Keyword CTR, relevant ad text, and landing page user experience have always been influencers for optimizing PPC campaigns, but the solidification of quality score as a driving force shifts the focus to technical skill requirements. Google ramped up its calculation for landing page relevance. Its ad-bot crawler checks for relevant text, <H1>, meta tags, keywords, and descriptions on the landing page linked from the ad’s destination URL. In April 2008, Google added page load times to the mix.

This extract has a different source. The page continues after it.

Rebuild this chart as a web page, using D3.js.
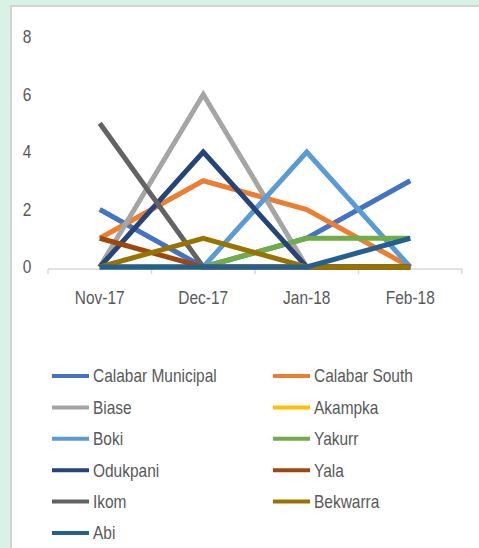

PPC optimization now operates more like SEO, shifting from a single emphasis on writing compelling ad copy for affordable and relevant keywords to a split emphasis integrating landing page technical variables for search engine algorithm optimization. Technology prowess is fast becoming a prerequisite for search engine marketing. Jonathan Mendez (September 2007 blog “Why Mashups are Mandatory for Marketers”) forecast this need:
“The landing page as we know it is dead. The amount of relevant source data from paid search that can be used to deliver relevance dynamically through APIs is astounding. We must also take into account that personalization algos will soon creep into the serving of search ads and display and universal search will soon allow rich ads.”
Today’s new type of marketer must be skilled not only in marketing principles but also in web technology, and capable of persuading through creative (text, images, video, and audio) but also adept at optimal communication with search engines, devices, and platforms.
Andy Berndt, managing director of Google Creative Lab, emphasized this in January 2008 (David Kaplan Interview, paidcontent.org):
“All new platforms give an early advantage to those who can best manipulate the technology itself, the best technicians. After the platform becomes user friendly, when it is opened up to the best storytellers and designers and communicators, they tend to add another level to it. The rare time when you find people who really appreciate both sides of that coin (innovation and storytelling) is where truly amazing things happen.“
As the convergence of search continues and other digital marketing strategies evolve, educational institutions must develop MarTech (as well as MarComm) professionals. Marketers must appreciate innovative web technologies AND persuasive storytelling communications. Marketing budgets will continue to shift dollars from traditional into digital media, fueling the need for this new breed of marketer.